Henry made the decision to sell his home and enroll in seminary. He enrolled in the Sacred Heart School of Theology in Wisconsin, nearly 1,000 miles away from his home in Tickfaw, Louisiana, with nothing but a new car and contents he was able to fit in it.
“I remember going up the road from my house in Tickfaw, La., that I sold. I had my car and what was in it, but I felt like a millionaire,” he said. “I had never had that feeling before. I had no worries in the world. I knew there was no doubt it was my calling. Throughout seminary, the Lord just kept speaking to me.”
Traveling was nothing new to Henry. He was born in Orlando, Florida, then raised out west. He lived in Washington and spent time in both Montana and California.
Throughout seminary, he never had to worry, he said.
“I had a second mortgage, and God made a way so I had enough money all through seminary,” Henry said.
After graduating from seminary, Henry made the 900-mile trip back to Mississippi, where he was ordained in Jackson.
“I was ordained at St. Therese Catholic Church in Jackson in 1984. From there, they put me in vocational work and I was a chaplain at St. Joseph Catholic School. That kept me busy,” Henry laughed.
He became a part-time administrator at St. Anne’s in Carthage before his first pastorship at St. Alphonsus in McComb, which lasted more than a decade.
“This was my first pastoral position,” Henry said. “I was here for 11 years, then I went back to St. Therese for three years.”
Despite leaving, Henry has always loved the Southwest Mississippi flock.
“I always loved this community. People say that your first pastorship is the best, and I can honestly say that it was. I loved it in McComb and hated when I had to leave,” he said.
Henry served for a few years at St. Therese, when the Lord began pushing him to take on another challenge near the Delta.
“After three years at St. Therese, I went up to Greenville to St. Joseph. Nobody wanted to take the job,” Henry said. “But I felt a tug on my heart. It was on Thanksgiving Day, I went and told the bishop that I would take it since nobody else seemed to want to.”
Henry learned that St. Joseph Catholic School was in a large amount of debt, providing him a challenge — or a goal — of assisting them.
“They had a high school that had a $5 million debt when I got there. I stayed there for eight years, and the beautiful thing is, when I left there was no debt. Every parish I’ve been to, there was some sort of debt, but I’ve left with no debt.”
St. Joseph was Henry’s final full-time ministry stop. He said he had a few options, but a phone call led him back to McComb and his first pastoral home.

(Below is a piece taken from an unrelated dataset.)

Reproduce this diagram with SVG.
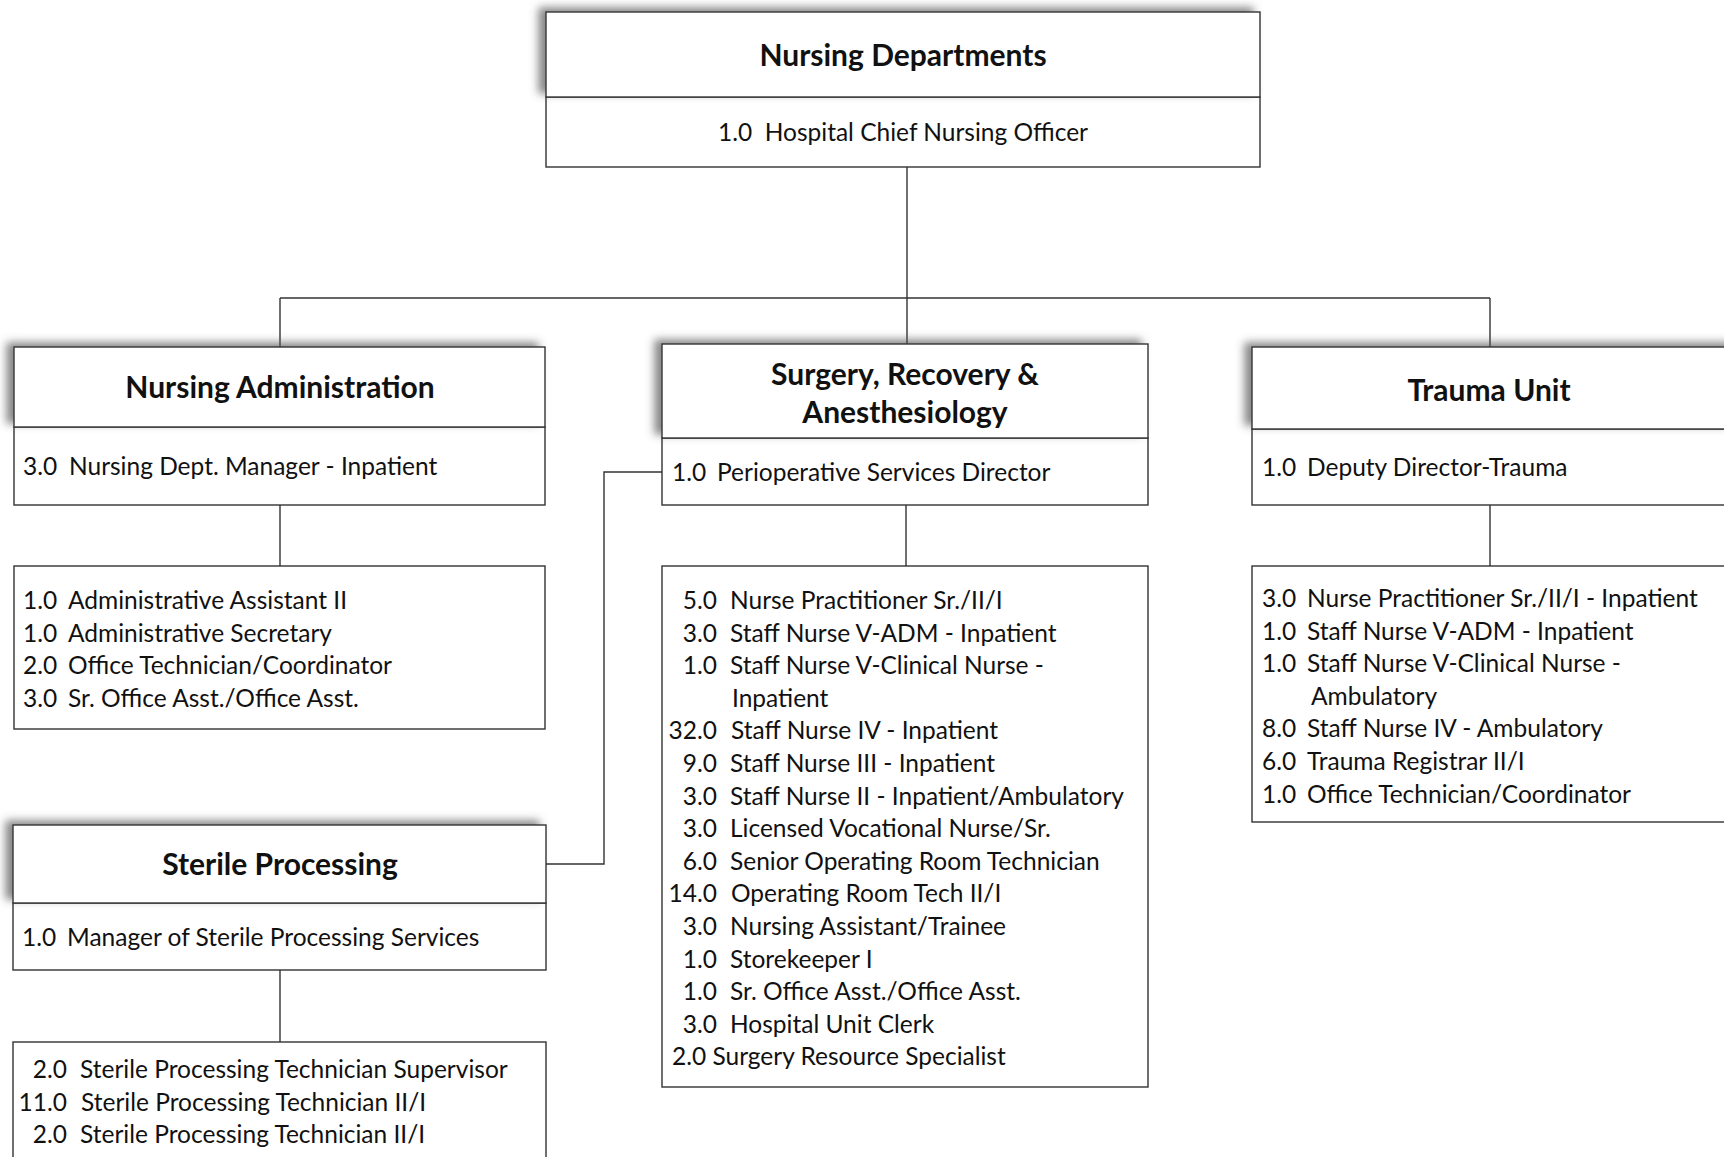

“When I retired, I had different places I could go to, but I got a call from Mike Brown here at the church and he told me to get down here,” Henry said.
He understood this was yet another tug from the Lord, directing him where he needed to go.
“Everything was at the right time. We started looking at rental homes, and I thought it was crazy, so we started looking at houses. The second one I walked in I just knew it was it and it was mine forever,” he said.
Henry still helps at St. Alphonsus, but he often travels the area and various states speaking at workshops.
“I’m part of the Marian Servants,” he said. “I was one of the first people to go through their program. I’ve been working for them for over 25 years. We have several communities around the state and surrounding states.
“I also do a lot of work with a Christian psychologist, her name is Janet Constantine. We do workshops together.”
Their workshops often deal with those dealing with trauma while presenting God’s love for people.
“It is all about forgiveness and love. We see miracles happen,” he said. “People carry a lot on their shoulders and they don’t know how to just give things over to the Lord. People are stuck and we try to help them get unstuck.
“We have met ladies who have had abortions and lived with that for 20 or 30 years of their lives, and they were miserable,” he said. “When we were in Billings, we saw people that were hung up on lies in their lives. Woundedness and abuse, especially abuse, can affect someone’s entire life.”
Henry said what fulfills him the most through the ministry is seeing people overcome things hindering them.
“When we talk to them, and you see a release of guilt and shame, it is beautiful to see,” Henry stated. “People carry a lot on their shoulders and they don’t know how to just give things over to the Lord. People are stuck and we try to show them how to get unstuck.”
When asked what he would say to anyone who felt overwhelmed by life, it was an easy answer.
“You have to talk to someone. Get to the feelings, the hurt, the wound of the matter. People get lonely and need support. They need to be helped out of that low place. I believe a good, solid psychologist will help, too,” Henry said.
Even nearing 80, Henry shows no signs of slowing down, referencing that moment when the Lord first tugged at his heart.
“Everything that happened over 40 years ago, that was the spark of my life,” he said.